TASK REQUIREMENTS
Give all the lines below again, exactly, with no pictures.
** begin SOURCE MATERIAL **
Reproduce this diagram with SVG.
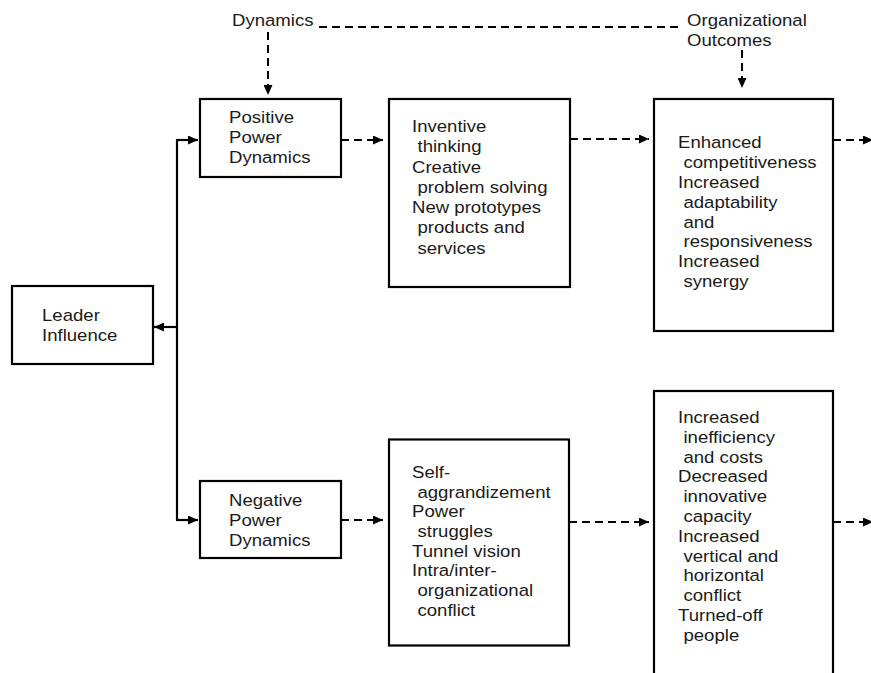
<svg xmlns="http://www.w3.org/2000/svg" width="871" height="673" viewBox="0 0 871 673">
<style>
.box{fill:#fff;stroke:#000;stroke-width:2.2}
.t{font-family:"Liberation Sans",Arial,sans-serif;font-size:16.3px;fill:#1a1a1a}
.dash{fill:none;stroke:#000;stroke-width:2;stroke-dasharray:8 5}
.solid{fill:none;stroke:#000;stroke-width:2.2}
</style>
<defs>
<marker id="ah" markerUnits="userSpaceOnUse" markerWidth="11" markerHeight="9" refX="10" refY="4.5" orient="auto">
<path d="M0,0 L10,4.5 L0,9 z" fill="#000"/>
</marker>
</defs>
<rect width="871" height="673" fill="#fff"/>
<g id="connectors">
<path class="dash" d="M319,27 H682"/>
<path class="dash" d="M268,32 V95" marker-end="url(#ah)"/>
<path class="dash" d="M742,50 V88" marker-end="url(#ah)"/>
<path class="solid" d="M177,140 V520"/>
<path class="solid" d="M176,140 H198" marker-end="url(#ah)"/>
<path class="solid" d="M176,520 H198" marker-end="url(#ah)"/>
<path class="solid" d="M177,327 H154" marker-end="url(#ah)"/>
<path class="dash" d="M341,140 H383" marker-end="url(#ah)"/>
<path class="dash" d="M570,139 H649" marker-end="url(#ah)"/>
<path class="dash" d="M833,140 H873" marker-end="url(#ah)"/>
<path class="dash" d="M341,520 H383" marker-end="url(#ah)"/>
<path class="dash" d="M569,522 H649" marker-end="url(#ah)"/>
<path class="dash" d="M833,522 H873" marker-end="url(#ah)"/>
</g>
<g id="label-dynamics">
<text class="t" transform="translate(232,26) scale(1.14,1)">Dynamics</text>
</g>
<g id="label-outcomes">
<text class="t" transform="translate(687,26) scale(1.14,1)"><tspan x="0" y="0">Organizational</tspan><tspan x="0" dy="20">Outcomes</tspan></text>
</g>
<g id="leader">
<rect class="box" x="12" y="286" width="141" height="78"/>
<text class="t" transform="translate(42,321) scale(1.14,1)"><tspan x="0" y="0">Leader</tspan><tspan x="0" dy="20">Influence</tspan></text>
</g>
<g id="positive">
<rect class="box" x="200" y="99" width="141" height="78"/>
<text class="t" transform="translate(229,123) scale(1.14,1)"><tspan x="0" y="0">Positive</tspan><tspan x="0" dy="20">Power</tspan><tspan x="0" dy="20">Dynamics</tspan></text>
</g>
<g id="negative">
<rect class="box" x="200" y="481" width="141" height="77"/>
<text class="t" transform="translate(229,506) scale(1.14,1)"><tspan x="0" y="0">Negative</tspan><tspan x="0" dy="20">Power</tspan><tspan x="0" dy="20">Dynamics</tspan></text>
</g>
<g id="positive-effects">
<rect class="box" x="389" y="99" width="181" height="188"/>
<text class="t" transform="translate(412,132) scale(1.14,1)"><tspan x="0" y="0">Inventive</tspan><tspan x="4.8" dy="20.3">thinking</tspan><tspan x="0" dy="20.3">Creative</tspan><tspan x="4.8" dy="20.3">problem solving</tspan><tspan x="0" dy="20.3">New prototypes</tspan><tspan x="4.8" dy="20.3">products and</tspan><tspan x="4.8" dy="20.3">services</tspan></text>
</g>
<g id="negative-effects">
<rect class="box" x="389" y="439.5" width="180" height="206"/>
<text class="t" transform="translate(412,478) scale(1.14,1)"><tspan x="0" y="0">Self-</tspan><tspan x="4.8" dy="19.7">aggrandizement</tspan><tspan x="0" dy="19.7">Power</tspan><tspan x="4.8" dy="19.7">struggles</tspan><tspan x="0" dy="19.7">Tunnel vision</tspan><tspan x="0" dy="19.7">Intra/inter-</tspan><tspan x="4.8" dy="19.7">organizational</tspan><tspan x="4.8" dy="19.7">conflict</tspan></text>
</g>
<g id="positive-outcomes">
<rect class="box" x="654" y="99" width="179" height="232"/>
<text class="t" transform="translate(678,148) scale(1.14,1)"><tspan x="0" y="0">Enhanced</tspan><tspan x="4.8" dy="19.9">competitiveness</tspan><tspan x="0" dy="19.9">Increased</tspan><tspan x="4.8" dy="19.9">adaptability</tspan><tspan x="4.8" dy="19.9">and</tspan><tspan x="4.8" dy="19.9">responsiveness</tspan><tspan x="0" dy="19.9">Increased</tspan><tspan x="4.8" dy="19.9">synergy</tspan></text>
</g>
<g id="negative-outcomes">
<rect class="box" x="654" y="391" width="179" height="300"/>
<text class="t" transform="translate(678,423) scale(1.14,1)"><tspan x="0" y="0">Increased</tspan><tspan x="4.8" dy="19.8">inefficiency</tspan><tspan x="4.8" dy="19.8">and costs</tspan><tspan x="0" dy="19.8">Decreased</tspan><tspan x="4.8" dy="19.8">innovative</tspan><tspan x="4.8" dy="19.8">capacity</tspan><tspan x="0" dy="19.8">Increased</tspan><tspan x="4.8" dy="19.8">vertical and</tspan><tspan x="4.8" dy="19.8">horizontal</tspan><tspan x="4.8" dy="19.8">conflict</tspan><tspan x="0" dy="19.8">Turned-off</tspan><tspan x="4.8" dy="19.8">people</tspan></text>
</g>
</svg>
** end SOURCE MATERIAL **
REPLY TO THE EXERCISE
Reproduce this diagram with SVG.
<svg xmlns="http://www.w3.org/2000/svg" width="871" height="673" viewBox="0 0 871 673">
<style>
.box{fill:#fff;stroke:#000;stroke-width:2.2}
.t{font-family:"Liberation Sans",Arial,sans-serif;font-size:16.3px;fill:#1a1a1a}
.dash{fill:none;stroke:#000;stroke-width:2;stroke-dasharray:8 5}
.solid{fill:none;stroke:#000;stroke-width:2.2}
</style>
<defs>
<marker id="ah" markerUnits="userSpaceOnUse" markerWidth="11" markerHeight="9" refX="10" refY="4.5" orient="auto">
<path d="M0,0 L10,4.5 L0,9 z" fill="#000"/>
</marker>
</defs>
<rect width="871" height="673" fill="#fff"/>
<g id="connectors">
<path class="dash" d="M319,27 H682"/>
<path class="dash" d="M268,32 V95" marker-end="url(#ah)"/>
<path class="dash" d="M742,50 V88" marker-end="url(#ah)"/>
<path class="solid" d="M177,140 V520"/>
<path class="solid" d="M176,140 H198" marker-end="url(#ah)"/>
<path class="solid" d="M176,520 H198" marker-end="url(#ah)"/>
<path class="solid" d="M177,327 H154" marker-end="url(#ah)"/>
<path class="dash" d="M341,140 H383" marker-end="url(#ah)"/>
<path class="dash" d="M570,139 H649" marker-end="url(#ah)"/>
<path class="dash" d="M833,140 H873" marker-end="url(#ah)"/>
<path class="dash" d="M341,520 H383" marker-end="url(#ah)"/>
<path class="dash" d="M569,522 H649" marker-end="url(#ah)"/>
<path class="dash" d="M833,522 H873" marker-end="url(#ah)"/>
</g>
<g id="label-dynamics">
<text class="t" transform="translate(232,26) scale(1.14,1)">Dynamics</text>
</g>
<g id="label-outcomes">
<text class="t" transform="translate(687,26) scale(1.14,1)"><tspan x="0" y="0">Organizational</tspan><tspan x="0" dy="20">Outcomes</tspan></text>
</g>
<g id="leader">
<rect class="box" x="12" y="286" width="141" height="78"/>
<text class="t" transform="translate(42,321) scale(1.14,1)"><tspan x="0" y="0">Leader</tspan><tspan x="0" dy="20">Influence</tspan></text>
</g>
<g id="positive">
<rect class="box" x="200" y="99" width="141" height="78"/>
<text class="t" transform="translate(229,123) scale(1.14,1)"><tspan x="0" y="0">Positive</tspan><tspan x="0" dy="20">Power</tspan><tspan x="0" dy="20">Dynamics</tspan></text>
</g>
<g id="negative">
<rect class="box" x="200" y="481" width="141" height="77"/>
<text class="t" transform="translate(229,506) scale(1.14,1)"><tspan x="0" y="0">Negative</tspan><tspan x="0" dy="20">Power</tspan><tspan x="0" dy="20">Dynamics</tspan></text>
</g>
<g id="positive-effects">
<rect class="box" x="389" y="99" width="181" height="188"/>
<text class="t" transform="translate(412,132) scale(1.14,1)"><tspan x="0" y="0">Inventive</tspan><tspan x="4.8" dy="20.3">thinking</tspan><tspan x="0" dy="20.3">Creative</tspan><tspan x="4.8" dy="20.3">problem solving</tspan><tspan x="0" dy="20.3">New prototypes</tspan><tspan x="4.8" dy="20.3">products and</tspan><tspan x="4.8" dy="20.3">services</tspan></text>
</g>
<g id="negative-effects">
<rect class="box" x="389" y="439.5" width="180" height="206"/>
<text class="t" transform="translate(412,478) scale(1.14,1)"><tspan x="0" y="0">Self-</tspan><tspan x="4.8" dy="19.7">aggrandizement</tspan><tspan x="0" dy="19.7">Power</tspan><tspan x="4.8" dy="19.7">struggles</tspan><tspan x="0" dy="19.7">Tunnel vision</tspan><tspan x="0" dy="19.7">Intra/inter-</tspan><tspan x="4.8" dy="19.7">organizational</tspan><tspan x="4.8" dy="19.7">conflict</tspan></text>
</g>
<g id="positive-outcomes">
<rect class="box" x="654" y="99" width="179" height="232"/>
<text class="t" transform="translate(678,148) scale(1.14,1)"><tspan x="0" y="0">Enhanced</tspan><tspan x="4.8" dy="19.9">competitiveness</tspan><tspan x="0" dy="19.9">Increased</tspan><tspan x="4.8" dy="19.9">adaptability</tspan><tspan x="4.8" dy="19.9">and</tspan><tspan x="4.8" dy="19.9">responsiveness</tspan><tspan x="0" dy="19.9">Increased</tspan><tspan x="4.8" dy="19.9">synergy</tspan></text>
</g>
<g id="negative-outcomes">
<rect class="box" x="654" y="391" width="179" height="300"/>
<text class="t" transform="translate(678,423) scale(1.14,1)"><tspan x="0" y="0">Increased</tspan><tspan x="4.8" dy="19.8">inefficiency</tspan><tspan x="4.8" dy="19.8">and costs</tspan><tspan x="0" dy="19.8">Decreased</tspan><tspan x="4.8" dy="19.8">innovative</tspan><tspan x="4.8" dy="19.8">capacity</tspan><tspan x="0" dy="19.8">Increased</tspan><tspan x="4.8" dy="19.8">vertical and</tspan><tspan x="4.8" dy="19.8">horizontal</tspan><tspan x="4.8" dy="19.8">conflict</tspan><tspan x="0" dy="19.8">Turned-off</tspan><tspan x="4.8" dy="19.8">people</tspan></text>
</g>
</svg>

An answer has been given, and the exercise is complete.